Direction: Below are some entries. Copy each line that holds the string "page".
— start of Records supplied —
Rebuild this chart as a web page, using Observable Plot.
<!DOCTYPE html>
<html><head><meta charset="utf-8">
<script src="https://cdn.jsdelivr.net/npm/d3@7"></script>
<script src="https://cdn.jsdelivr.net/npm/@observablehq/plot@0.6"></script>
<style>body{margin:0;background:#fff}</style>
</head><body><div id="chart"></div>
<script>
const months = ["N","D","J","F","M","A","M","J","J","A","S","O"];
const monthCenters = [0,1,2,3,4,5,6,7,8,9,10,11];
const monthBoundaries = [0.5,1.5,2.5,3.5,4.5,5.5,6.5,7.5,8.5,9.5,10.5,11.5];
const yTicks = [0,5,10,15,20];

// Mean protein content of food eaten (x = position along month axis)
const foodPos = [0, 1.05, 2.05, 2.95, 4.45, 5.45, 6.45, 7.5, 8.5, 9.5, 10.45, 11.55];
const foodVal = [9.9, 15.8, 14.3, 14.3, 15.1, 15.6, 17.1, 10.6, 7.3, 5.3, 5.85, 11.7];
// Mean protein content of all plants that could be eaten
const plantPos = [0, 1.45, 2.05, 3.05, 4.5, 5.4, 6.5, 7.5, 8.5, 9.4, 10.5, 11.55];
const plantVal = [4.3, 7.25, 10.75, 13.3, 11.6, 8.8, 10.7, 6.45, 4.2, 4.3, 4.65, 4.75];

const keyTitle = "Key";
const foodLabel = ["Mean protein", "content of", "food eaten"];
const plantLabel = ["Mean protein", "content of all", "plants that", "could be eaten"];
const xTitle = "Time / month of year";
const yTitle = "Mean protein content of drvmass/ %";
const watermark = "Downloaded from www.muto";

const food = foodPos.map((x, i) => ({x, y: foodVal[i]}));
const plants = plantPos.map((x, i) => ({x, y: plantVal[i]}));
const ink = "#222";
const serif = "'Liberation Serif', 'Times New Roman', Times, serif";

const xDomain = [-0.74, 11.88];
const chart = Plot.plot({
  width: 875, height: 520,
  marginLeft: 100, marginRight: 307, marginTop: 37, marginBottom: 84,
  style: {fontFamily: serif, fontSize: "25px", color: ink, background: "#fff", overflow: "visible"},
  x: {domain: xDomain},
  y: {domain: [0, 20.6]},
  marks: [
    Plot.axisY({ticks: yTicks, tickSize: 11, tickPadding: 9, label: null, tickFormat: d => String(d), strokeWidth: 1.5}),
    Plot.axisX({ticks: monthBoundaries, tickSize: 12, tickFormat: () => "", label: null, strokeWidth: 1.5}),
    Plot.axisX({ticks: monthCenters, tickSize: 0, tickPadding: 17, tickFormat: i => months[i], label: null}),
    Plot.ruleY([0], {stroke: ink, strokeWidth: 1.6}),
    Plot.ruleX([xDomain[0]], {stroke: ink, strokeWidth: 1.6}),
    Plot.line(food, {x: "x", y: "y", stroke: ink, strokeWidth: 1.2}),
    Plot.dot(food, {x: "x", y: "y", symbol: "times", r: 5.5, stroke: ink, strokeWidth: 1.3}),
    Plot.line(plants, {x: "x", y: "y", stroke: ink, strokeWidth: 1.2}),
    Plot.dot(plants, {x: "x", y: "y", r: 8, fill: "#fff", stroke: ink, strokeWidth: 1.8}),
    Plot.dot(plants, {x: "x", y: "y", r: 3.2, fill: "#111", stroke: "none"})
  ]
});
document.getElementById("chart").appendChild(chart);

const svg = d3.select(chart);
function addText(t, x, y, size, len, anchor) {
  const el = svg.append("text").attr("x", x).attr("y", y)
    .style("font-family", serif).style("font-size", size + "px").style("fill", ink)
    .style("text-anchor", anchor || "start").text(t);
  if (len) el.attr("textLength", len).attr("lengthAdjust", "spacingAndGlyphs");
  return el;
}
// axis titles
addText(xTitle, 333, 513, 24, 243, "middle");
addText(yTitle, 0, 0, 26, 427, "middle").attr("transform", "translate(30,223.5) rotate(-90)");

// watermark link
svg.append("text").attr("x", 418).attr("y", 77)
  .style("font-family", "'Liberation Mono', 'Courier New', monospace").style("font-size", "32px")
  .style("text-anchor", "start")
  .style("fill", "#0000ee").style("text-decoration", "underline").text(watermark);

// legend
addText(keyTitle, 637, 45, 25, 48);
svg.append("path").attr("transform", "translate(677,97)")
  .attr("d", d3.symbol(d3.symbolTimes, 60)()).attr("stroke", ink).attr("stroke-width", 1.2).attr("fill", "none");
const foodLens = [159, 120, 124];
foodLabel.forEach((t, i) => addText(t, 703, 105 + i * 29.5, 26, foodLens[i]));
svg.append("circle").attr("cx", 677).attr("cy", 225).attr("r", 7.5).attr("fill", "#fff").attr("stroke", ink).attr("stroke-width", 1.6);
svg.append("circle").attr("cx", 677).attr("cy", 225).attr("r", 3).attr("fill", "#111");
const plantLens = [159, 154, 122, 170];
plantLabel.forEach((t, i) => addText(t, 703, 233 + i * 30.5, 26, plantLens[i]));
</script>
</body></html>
— end of Records supplied —
— start of Records supplied —
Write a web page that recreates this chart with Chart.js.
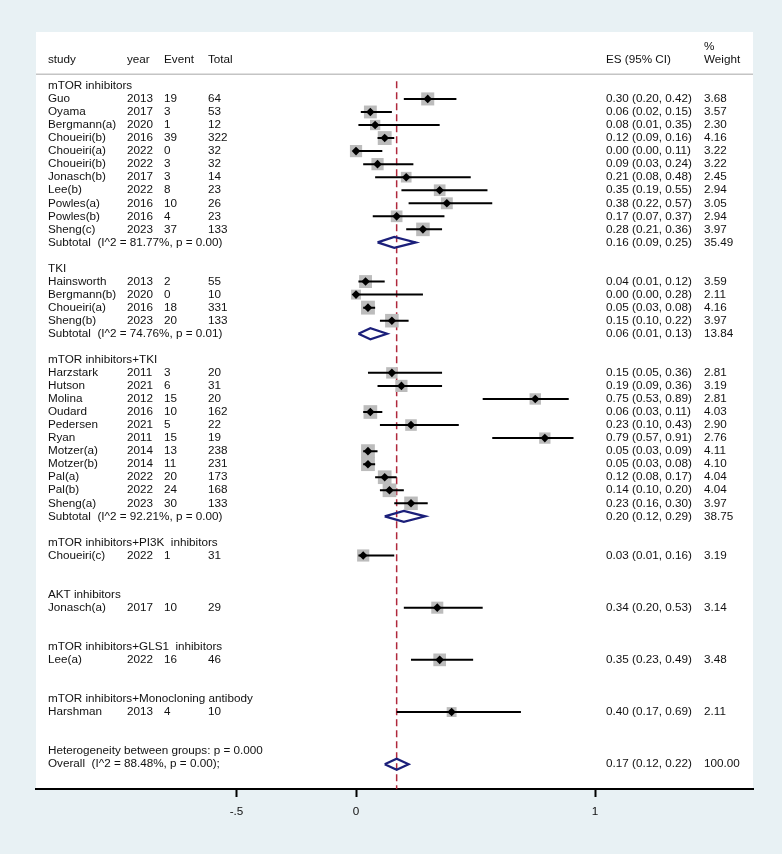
— end of Records supplied —
Exercise solution:
Rebuild this chart as a web page, using Observable Plot.
Write a web page that recreates this chart with Chart.js.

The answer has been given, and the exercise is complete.